● **Goal**
Quote only the span from the first line of the entries to the line containing "mpl.rcParams['font.sans-serif'] = ['Liberation", both ends kept. Leave every picture out.

● **The data**
----------------------------------------

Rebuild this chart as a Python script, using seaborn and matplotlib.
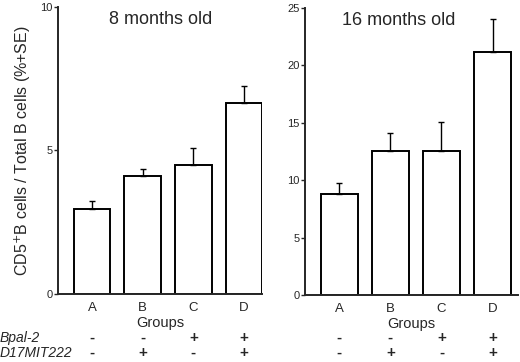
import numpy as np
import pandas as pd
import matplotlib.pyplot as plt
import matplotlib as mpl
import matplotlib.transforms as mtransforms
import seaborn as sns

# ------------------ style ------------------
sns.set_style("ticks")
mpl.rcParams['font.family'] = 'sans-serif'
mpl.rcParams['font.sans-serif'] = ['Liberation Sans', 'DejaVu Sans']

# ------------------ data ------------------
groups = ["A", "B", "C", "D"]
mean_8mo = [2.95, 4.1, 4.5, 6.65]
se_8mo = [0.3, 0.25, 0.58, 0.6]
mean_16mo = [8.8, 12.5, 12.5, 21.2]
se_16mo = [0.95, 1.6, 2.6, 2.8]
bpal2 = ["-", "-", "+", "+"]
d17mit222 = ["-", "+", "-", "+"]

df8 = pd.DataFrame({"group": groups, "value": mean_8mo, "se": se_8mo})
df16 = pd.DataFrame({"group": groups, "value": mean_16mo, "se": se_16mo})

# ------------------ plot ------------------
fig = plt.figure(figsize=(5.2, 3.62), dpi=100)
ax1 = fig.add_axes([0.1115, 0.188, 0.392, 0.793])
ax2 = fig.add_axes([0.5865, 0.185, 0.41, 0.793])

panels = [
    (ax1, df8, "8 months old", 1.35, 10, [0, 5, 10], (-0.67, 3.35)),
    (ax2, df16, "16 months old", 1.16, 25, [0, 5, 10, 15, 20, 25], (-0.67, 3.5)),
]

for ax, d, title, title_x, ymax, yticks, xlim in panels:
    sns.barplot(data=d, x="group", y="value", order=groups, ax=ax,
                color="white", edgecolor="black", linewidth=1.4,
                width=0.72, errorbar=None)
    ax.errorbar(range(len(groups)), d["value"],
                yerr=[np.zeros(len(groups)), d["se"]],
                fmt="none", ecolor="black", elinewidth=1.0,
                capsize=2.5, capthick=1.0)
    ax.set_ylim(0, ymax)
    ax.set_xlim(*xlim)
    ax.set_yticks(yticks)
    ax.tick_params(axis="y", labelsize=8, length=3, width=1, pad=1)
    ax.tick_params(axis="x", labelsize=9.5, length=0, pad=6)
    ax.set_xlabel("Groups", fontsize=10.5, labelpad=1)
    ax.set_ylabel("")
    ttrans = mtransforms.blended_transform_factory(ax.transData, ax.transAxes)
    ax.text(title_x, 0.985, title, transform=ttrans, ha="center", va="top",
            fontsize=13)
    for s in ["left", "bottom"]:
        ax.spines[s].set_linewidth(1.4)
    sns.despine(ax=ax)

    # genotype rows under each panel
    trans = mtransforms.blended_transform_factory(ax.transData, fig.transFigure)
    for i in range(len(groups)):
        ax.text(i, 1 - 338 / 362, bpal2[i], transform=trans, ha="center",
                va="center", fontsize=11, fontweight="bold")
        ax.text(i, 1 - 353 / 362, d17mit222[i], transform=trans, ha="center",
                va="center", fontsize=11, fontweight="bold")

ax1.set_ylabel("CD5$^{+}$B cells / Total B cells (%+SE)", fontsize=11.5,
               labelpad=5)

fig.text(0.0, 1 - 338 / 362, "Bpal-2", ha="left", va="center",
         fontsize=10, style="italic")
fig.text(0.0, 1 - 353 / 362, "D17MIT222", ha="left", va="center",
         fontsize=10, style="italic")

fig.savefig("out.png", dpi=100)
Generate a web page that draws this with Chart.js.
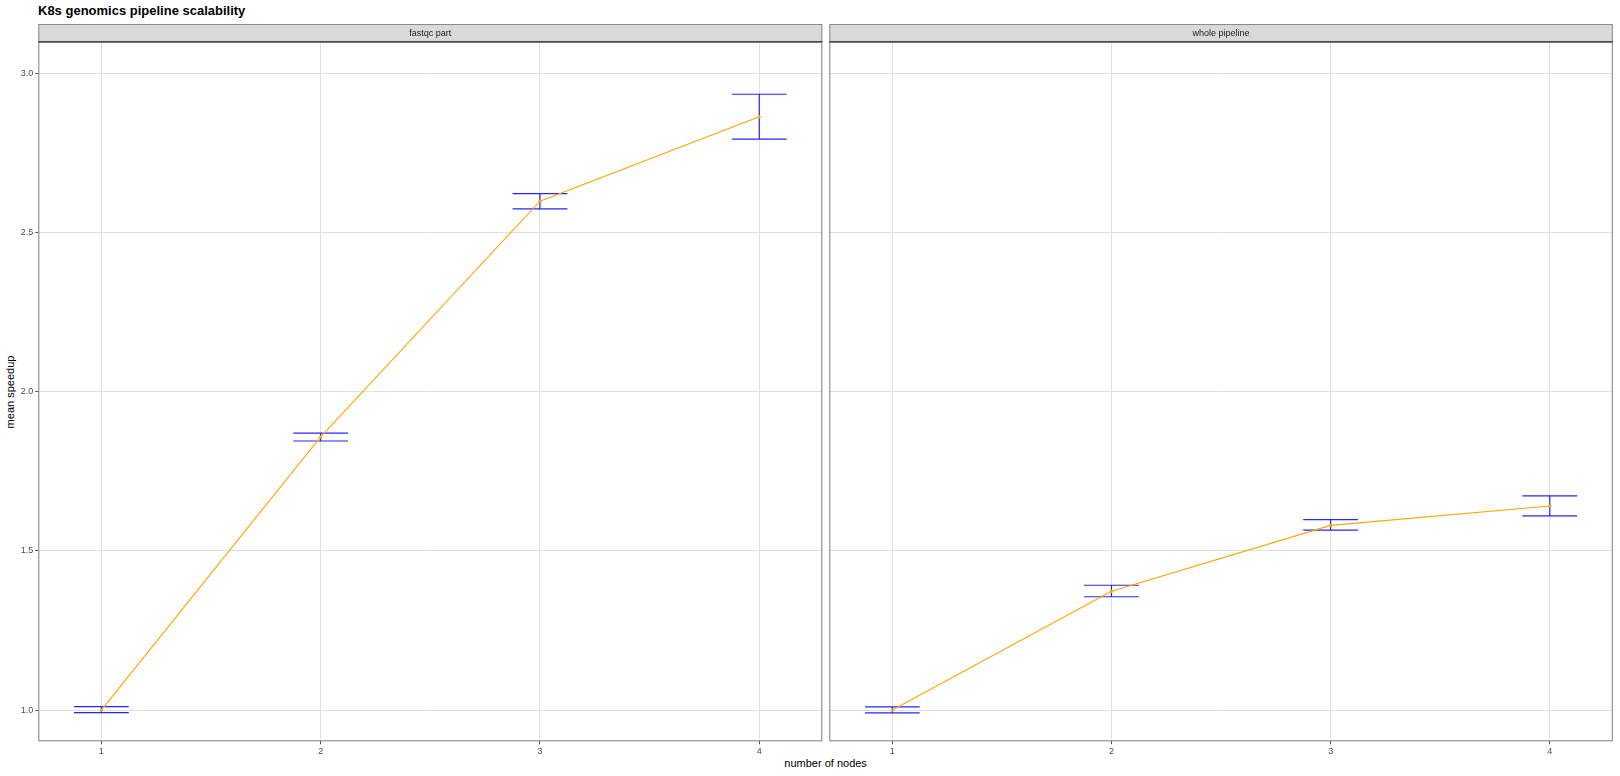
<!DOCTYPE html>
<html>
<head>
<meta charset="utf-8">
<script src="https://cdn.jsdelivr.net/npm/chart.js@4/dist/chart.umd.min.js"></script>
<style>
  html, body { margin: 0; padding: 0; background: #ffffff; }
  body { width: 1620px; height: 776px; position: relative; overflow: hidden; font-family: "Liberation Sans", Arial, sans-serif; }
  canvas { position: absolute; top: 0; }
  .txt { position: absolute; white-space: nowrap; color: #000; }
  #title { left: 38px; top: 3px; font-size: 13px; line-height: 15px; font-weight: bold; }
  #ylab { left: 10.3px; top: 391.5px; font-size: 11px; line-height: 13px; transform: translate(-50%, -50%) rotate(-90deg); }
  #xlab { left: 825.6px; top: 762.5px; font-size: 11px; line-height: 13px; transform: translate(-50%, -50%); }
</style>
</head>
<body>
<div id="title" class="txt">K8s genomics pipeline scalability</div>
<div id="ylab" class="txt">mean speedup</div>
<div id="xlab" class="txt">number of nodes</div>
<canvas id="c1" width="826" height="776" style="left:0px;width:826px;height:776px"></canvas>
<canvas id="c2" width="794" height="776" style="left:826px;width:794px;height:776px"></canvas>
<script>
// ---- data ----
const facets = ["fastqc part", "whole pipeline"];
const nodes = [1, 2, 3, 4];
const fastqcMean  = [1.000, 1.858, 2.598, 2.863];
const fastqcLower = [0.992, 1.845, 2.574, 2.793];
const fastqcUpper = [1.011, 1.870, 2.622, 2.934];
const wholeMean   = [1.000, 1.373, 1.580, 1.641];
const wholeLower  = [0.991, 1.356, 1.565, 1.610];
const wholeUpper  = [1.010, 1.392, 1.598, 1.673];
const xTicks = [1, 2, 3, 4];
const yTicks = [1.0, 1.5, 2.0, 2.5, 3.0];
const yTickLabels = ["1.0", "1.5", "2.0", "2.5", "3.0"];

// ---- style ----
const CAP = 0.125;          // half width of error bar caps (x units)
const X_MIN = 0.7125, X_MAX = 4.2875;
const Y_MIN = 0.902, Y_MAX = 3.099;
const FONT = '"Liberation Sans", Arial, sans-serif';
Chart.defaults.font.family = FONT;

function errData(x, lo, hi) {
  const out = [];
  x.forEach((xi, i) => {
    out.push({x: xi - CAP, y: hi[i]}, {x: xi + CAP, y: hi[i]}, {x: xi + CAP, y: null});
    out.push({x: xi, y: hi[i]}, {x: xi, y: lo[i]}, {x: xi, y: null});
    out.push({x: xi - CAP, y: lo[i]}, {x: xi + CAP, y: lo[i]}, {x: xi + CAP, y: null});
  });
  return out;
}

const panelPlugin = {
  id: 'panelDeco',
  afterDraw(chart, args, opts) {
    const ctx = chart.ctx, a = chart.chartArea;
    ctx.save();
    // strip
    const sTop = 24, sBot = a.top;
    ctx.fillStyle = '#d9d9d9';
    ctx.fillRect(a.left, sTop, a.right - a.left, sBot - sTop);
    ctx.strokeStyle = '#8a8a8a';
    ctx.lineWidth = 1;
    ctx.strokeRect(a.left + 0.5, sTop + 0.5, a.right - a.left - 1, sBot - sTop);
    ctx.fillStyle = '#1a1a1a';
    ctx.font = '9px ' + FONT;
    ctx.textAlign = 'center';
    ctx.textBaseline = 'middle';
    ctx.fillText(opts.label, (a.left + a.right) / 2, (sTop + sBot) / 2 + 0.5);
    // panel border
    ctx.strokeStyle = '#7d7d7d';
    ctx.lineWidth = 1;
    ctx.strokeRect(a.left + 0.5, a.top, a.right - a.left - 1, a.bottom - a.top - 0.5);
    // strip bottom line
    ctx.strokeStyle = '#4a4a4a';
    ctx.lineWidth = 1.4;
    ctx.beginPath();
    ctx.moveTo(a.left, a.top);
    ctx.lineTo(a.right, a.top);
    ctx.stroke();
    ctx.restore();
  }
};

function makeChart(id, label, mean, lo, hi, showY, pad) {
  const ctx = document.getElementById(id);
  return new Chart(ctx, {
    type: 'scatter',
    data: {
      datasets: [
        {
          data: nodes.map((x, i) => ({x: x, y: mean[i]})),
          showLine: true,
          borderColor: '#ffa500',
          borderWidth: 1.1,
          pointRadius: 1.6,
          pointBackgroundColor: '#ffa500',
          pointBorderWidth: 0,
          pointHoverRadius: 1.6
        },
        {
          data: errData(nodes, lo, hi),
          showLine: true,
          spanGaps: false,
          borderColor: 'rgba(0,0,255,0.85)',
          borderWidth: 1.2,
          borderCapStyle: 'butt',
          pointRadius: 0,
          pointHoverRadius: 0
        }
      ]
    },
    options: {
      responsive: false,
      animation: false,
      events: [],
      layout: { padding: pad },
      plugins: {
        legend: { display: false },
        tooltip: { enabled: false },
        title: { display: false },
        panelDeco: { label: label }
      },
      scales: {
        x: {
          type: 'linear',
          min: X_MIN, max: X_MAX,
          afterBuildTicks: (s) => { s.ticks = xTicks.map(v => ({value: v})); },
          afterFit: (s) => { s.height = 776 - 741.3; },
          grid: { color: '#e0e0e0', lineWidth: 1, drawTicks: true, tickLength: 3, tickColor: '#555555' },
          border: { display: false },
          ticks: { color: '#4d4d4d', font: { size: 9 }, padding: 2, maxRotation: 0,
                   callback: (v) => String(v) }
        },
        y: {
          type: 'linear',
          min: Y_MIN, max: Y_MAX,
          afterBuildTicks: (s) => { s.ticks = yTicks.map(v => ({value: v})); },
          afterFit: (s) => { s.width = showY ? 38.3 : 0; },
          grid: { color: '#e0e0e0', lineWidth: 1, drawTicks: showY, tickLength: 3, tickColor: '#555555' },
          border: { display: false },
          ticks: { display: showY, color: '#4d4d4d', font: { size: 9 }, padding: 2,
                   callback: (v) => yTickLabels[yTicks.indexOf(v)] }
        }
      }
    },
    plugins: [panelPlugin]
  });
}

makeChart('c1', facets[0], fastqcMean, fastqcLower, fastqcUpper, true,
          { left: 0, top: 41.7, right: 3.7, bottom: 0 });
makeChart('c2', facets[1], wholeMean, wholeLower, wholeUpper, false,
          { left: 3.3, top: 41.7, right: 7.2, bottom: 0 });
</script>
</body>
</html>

----------------------------------------

● **The output**
Rebuild this chart as a Python script, using seaborn and matplotlib.
import numpy as np
import pandas as pd
import matplotlib.pyplot as plt
import matplotlib as mpl
import matplotlib.transforms as mtransforms
import seaborn as sns

# ------------------ style ------------------
sns.set_style("ticks")
mpl.rcParams['font.family'] = 'sans-serif'
mpl.rcParams['font.sans-serif'] = ['Liberation Sans', 'DejaVu Sans']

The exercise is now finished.